------ Data extract
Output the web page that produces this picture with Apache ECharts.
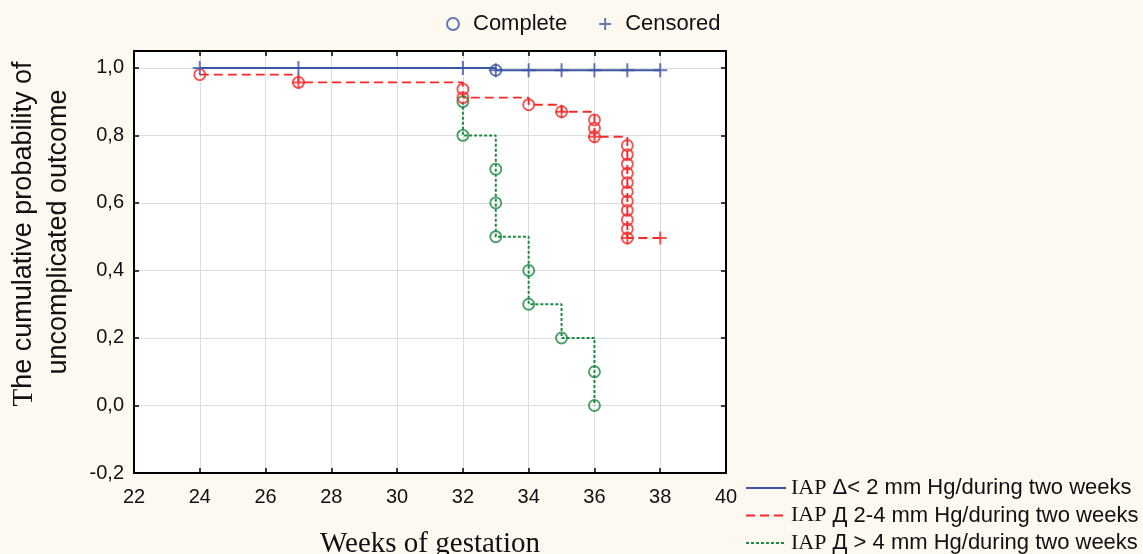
<!DOCTYPE html>
<html><head><meta charset="utf-8">
<script src="https://cdn.jsdelivr.net/npm/echarts@6/dist/echarts.min.js"></script>
<style>html,body{margin:0;padding:0;background:#fdf9f1;}#c{width:1143px;height:554px;}</style>
</head><body><div id="c"></div>
<script>
// ---- tick labels ----
const xTickLabels = ['22','24','26','28','30','32','34','36','38','40'];
const yTickLabels = ['-0,2','0,0','0,2','0,4','0,6','0,8','1,0'];

// ---- series names ----
const groupNames = [
  'IAP Δ< 2 mm Hg/during two weeks',
  'IAP Д 2-4 mm Hg/during two weeks',
  'IAP Д > 4 mm Hg/during two weeks'
];

// ---- Kaplan-Meier steps [week, cumulative probability] ----
const blueLine = [[24,1.0],[33,0.993],[38,0.993]];
const blueComplete = [[33,0.993]];
const blueCensored = [[24,1.0],[27,1.0],[32,1.0],[33,0.993],[34,0.993],[35,0.993],[36,0.993],[37,0.993],[38,0.993]];

const redLine = [[24,0.980],[27,0.957],[32,0.912],[34,0.891],[35,0.870],[36,0.796],[37,0.496],[38,0.496]];
const redComplete = [[24,0.980],[27,0.957],[32,0.937],[32,0.912],[34,0.891],[35,0.870],[36,0.846],[36,0.821],[36,0.796],
  [37,0.770],[37,0.743],[37,0.715],[37,0.688],[37,0.660],[37,0.633],[37,0.605],[37,0.578],[37,0.550],[37,0.523],[37,0.496]];
const redCensored = [[27,0.957],[35,0.870],[36,0.796],[37,0.496],[38,0.496]];

const greenLine = [[32,0.9],[32,0.8],[33,0.5],[34,0.3],[35,0.2],[36,0.0]];
const greenComplete = [[32,0.9],[32,0.8],[33,0.7],[33,0.6],[33,0.5],[34,0.4],[34,0.3],[35,0.2],[36,0.1],[36,0.0]];

// ---- styling ----
const BLUE = '#3d55a5', RED = '#f42a2a', GREEN = '#1b8a42';
const SANS = '"Liberation Sans", Arial, sans-serif';
const SERIF = '"Liberation Serif", "Times New Roman", serif';
const CROSS = 'path://M0,5L10,5M5,0L5,10';
const NONE = 'rgba(0,0,0,0)';

function circles(name, data, color, size) {
  return { name, type:'scatter', data, symbol:'circle', symbolSize:size, z:5,
    itemStyle:{ color:NONE, borderColor:color, borderWidth:1.9 } };
}
function crosses(name, data, color, size) {
  return { name, type:'scatter', data, symbol:CROSS, symbolSize:size, z:6,
    itemStyle:{ color:NONE, borderColor:color, borderWidth:2 } };
}
function stepLine(name, data, color, type, width, z) {
  return { name, type:'line', data, step:'end', symbol:'none', showSymbol:false, z,
    lineStyle:{ color, type, width }, itemStyle:{ color:NONE, borderWidth:0 } };
}

const axisLineStyle = { color:'#000', width:2 };
const tickStyle = { inside:true, length:5, lineStyle:{ color:'#000', width:1.5 } };
const chart = echarts.init(document.getElementById('c'), null, {renderer:'canvas'});
chart.setOption({
  backgroundColor:'#fdf9f1',
  animation:false,
  grid:{ left:134, right:417, top:51, bottom:81, show:true, backgroundColor:'#ffffff', borderWidth:0,
    containLabel:false, outerBoundsMode:'none' },
  legend:[
    { data:['Complete','Censored'], left:446, top:13, padding:0, itemWidth:12, itemHeight:12, itemGap:31,
      textStyle:{ fontFamily:SANS, fontSize:22, color:'#111', padding:[0,0,0,9] } },
    { data:groupNames, orient:'vertical', left:745, top:477, padding:0, itemWidth:40, itemHeight:14, itemGap:5.5,
      textStyle:{ fontFamily:SANS, fontSize:22, color:'#111', lineHeight:22,
        rich:{ s:{ fontFamily:SERIF, fontSize:22, color:'#111', lineHeight:22 } } },
      formatter: n => '{s|IAP} ' + n.slice(4) }
  ],
  xAxis:[
    { type:'value', min:22, max:40, interval:2, position:'bottom',
      axisLine:{ onZero:false, lineStyle:axisLineStyle }, axisTick:tickStyle,
      axisLabel:{ fontFamily:SANS, fontSize:20, color:'#111', margin:14,
        formatter: v => xTickLabels[Math.round((v-22)/2)] ?? '' },
      splitLine:{ show:true, lineStyle:{ color:'#dedede', width:1 } },
      name:'Weeks of gestation', nameLocation:'middle', nameGap:57,
      nameTextStyle:{ fontFamily:SERIF, fontSize:29, color:'#111' } },
    { type:'value', min:22, max:40, interval:2, position:'top',
      axisLine:{ onZero:false, lineStyle:axisLineStyle }, axisTick:tickStyle,
      axisLabel:{ show:false }, splitLine:{ show:false } }
  ],
  yAxis:[
    { type:'value', min:-0.2, max:1.05, interval:0.2, position:'left',
      axisLine:{ onZero:false, lineStyle:axisLineStyle }, axisTick:tickStyle,
      axisLabel:{ fontFamily:SANS, fontSize:20, color:'#111', margin:10,
        formatter: v => { const k = Math.round(v*5); return Math.abs(v*5-k) > 1e-6 ? '' : (yTickLabels[k+1] ?? ''); } },
      splitLine:{ show:true, lineStyle:{ color:'#dedede', width:1 } } },
    { type:'value', min:-0.2, max:1.05, interval:0.2, position:'right',
      axisLine:{ onZero:false, lineStyle:axisLineStyle }, axisTick:tickStyle,
      axisLabel:{ show:false }, splitLine:{ show:false } }
  ],
  graphic:[
    { type:'text', x:24, y:234, rotation:Math.PI/2, z:10,
      style:{ text:'{t|T}he cumulative probability of', fontFamily:SANS, fontSize:27, fill:'#111',
        align:'center', verticalAlign:'middle', textAlign:'center', textVerticalAlign:'middle',
        rich:{ t:{ fontFamily:SERIF, fontSize:29, fill:'#111' } } } },
    { type:'text', x:59, y:232, rotation:Math.PI/2, z:10,
      style:{ text:'uncomplicated outcome', fontFamily:SANS, fontSize:27, fill:'#111',
        align:'center', verticalAlign:'middle', textAlign:'center', textVerticalAlign:'middle' } }
  ],
  series:[
    stepLine(groupNames[2], greenLine, GREEN, [3,2], 2, 2),
    stepLine(groupNames[1], redLine, RED, [9,5], 1.9, 3),
    stepLine(groupNames[0], blueLine, BLUE, 'solid', 2, 4),
    circles('greenComplete', greenComplete, GREEN, 11),
    circles('redComplete', redComplete, RED, 11),
    crosses('redCensored', redCensored, RED, 13),
    circles('Complete', blueComplete, BLUE, 11),
    crosses('Censored', blueCensored, BLUE, 14)
  ]
});
</script></body></html>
------------
→ **Task objective**:
Print the complete listing exactly, apart from any pictures.

→ **Full solution**:
Output the web page that produces this picture with Apache ECharts.
<!DOCTYPE html>
<html><head><meta charset="utf-8">
<script src="https://cdn.jsdelivr.net/npm/echarts@6/dist/echarts.min.js"></script>
<style>html,body{margin:0;padding:0;background:#fdf9f1;}#c{width:1143px;height:554px;}</style>
</head><body><div id="c"></div>
<script>
// ---- tick labels ----
const xTickLabels = ['22','24','26','28','30','32','34','36','38','40'];
const yTickLabels = ['-0,2','0,0','0,2','0,4','0,6','0,8','1,0'];

// ---- series names ----
const groupNames = [
  'IAP Δ< 2 mm Hg/during two weeks',
  'IAP Д 2-4 mm Hg/during two weeks',
  'IAP Д > 4 mm Hg/during two weeks'
];

// ---- Kaplan-Meier steps [week, cumulative probability] ----
const blueLine = [[24,1.0],[33,0.993],[38,0.993]];
const blueComplete = [[33,0.993]];
const blueCensored = [[24,1.0],[27,1.0],[32,1.0],[33,0.993],[34,0.993],[35,0.993],[36,0.993],[37,0.993],[38,0.993]];

const redLine = [[24,0.980],[27,0.957],[32,0.912],[34,0.891],[35,0.870],[36,0.796],[37,0.496],[38,0.496]];
const redComplete = [[24,0.980],[27,0.957],[32,0.937],[32,0.912],[34,0.891],[35,0.870],[36,0.846],[36,0.821],[36,0.796],
  [37,0.770],[37,0.743],[37,0.715],[37,0.688],[37,0.660],[37,0.633],[37,0.605],[37,0.578],[37,0.550],[37,0.523],[37,0.496]];
const redCensored = [[27,0.957],[35,0.870],[36,0.796],[37,0.496],[38,0.496]];

const greenLine = [[32,0.9],[32,0.8],[33,0.5],[34,0.3],[35,0.2],[36,0.0]];
const greenComplete = [[32,0.9],[32,0.8],[33,0.7],[33,0.6],[33,0.5],[34,0.4],[34,0.3],[35,0.2],[36,0.1],[36,0.0]];

// ---- styling ----
const BLUE = '#3d55a5', RED = '#f42a2a', GREEN = '#1b8a42';
const SANS = '"Liberation Sans", Arial, sans-serif';
const SERIF = '"Liberation Serif", "Times New Roman", serif';
const CROSS = 'path://M0,5L10,5M5,0L5,10';
const NONE = 'rgba(0,0,0,0)';

function circles(name, data, color, size) {
  return { name, type:'scatter', data, symbol:'circle', symbolSize:size, z:5,
    itemStyle:{ color:NONE, borderColor:color, borderWidth:1.9 } };
}
function crosses(name, data, color, size) {
  return { name, type:'scatter', data, symbol:CROSS, symbolSize:size, z:6,
    itemStyle:{ color:NONE, borderColor:color, borderWidth:2 } };
}
function stepLine(name, data, color, type, width, z) {
  return { name, type:'line', data, step:'end', symbol:'none', showSymbol:false, z,
    lineStyle:{ color, type, width }, itemStyle:{ color:NONE, borderWidth:0 } };
}

const axisLineStyle = { color:'#000', width:2 };
const tickStyle = { inside:true, length:5, lineStyle:{ color:'#000', width:1.5 } };
const chart = echarts.init(document.getElementById('c'), null, {renderer:'canvas'});
chart.setOption({
  backgroundColor:'#fdf9f1',
  animation:false,
  grid:{ left:134, right:417, top:51, bottom:81, show:true, backgroundColor:'#ffffff', borderWidth:0,
    containLabel:false, outerBoundsMode:'none' },
  legend:[
    { data:['Complete','Censored'], left:446, top:13, padding:0, itemWidth:12, itemHeight:12, itemGap:31,
      textStyle:{ fontFamily:SANS, fontSize:22, color:'#111', padding:[0,0,0,9] } },
    { data:groupNames, orient:'vertical', left:745, top:477, padding:0, itemWidth:40, itemHeight:14, itemGap:5.5,
      textStyle:{ fontFamily:SANS, fontSize:22, color:'#111', lineHeight:22,
        rich:{ s:{ fontFamily:SERIF, fontSize:22, color:'#111', lineHeight:22 } } },
      formatter: n => '{s|IAP} ' + n.slice(4) }
  ],
  xAxis:[
    { type:'value', min:22, max:40, interval:2, position:'bottom',
      axisLine:{ onZero:false, lineStyle:axisLineStyle }, axisTick:tickStyle,
      axisLabel:{ fontFamily:SANS, fontSize:20, color:'#111', margin:14,
        formatter: v => xTickLabels[Math.round((v-22)/2)] ?? '' },
      splitLine:{ show:true, lineStyle:{ color:'#dedede', width:1 } },
      name:'Weeks of gestation', nameLocation:'middle', nameGap:57,
      nameTextStyle:{ fontFamily:SERIF, fontSize:29, color:'#111' } },
    { type:'value', min:22, max:40, interval:2, position:'top',
      axisLine:{ onZero:false, lineStyle:axisLineStyle }, axisTick:tickStyle,
      axisLabel:{ show:false }, splitLine:{ show:false } }
  ],
  yAxis:[
    { type:'value', min:-0.2, max:1.05, interval:0.2, position:'left',
      axisLine:{ onZero:false, lineStyle:axisLineStyle }, axisTick:tickStyle,
      axisLabel:{ fontFamily:SANS, fontSize:20, color:'#111', margin:10,
        formatter: v => { const k = Math.round(v*5); return Math.abs(v*5-k) > 1e-6 ? '' : (yTickLabels[k+1] ?? ''); } },
      splitLine:{ show:true, lineStyle:{ color:'#dedede', width:1 } } },
    { type:'value', min:-0.2, max:1.05, interval:0.2, position:'right',
      axisLine:{ onZero:false, lineStyle:axisLineStyle }, axisTick:tickStyle,
      axisLabel:{ show:false }, splitLine:{ show:false } }
  ],
  graphic:[
    { type:'text', x:24, y:234, rotation:Math.PI/2, z:10,
      style:{ text:'{t|T}he cumulative probability of', fontFamily:SANS, fontSize:27, fill:'#111',
        align:'center', verticalAlign:'middle', textAlign:'center', textVerticalAlign:'middle',
        rich:{ t:{ fontFamily:SERIF, fontSize:29, fill:'#111' } } } },
    { type:'text', x:59, y:232, rotation:Math.PI/2, z:10,
      style:{ text:'uncomplicated outcome', fontFamily:SANS, fontSize:27, fill:'#111',
        align:'center', verticalAlign:'middle', textAlign:'center', textVerticalAlign:'middle' } }
  ],
  series:[
    stepLine(groupNames[2], greenLine, GREEN, [3,2], 2, 2),
    stepLine(groupNames[1], redLine, RED, [9,5], 1.9, 3),
    stepLine(groupNames[0], blueLine, BLUE, 'solid', 2, 4),
    circles('greenComplete', greenComplete, GREEN, 11),
    circles('redComplete', redComplete, RED, 11),
    crosses('redCensored', redCensored, RED, 13),
    circles('Complete', blueComplete, BLUE, 11),
    crosses('Censored', blueCensored, BLUE, 14)
  ]
});
</script></body></html>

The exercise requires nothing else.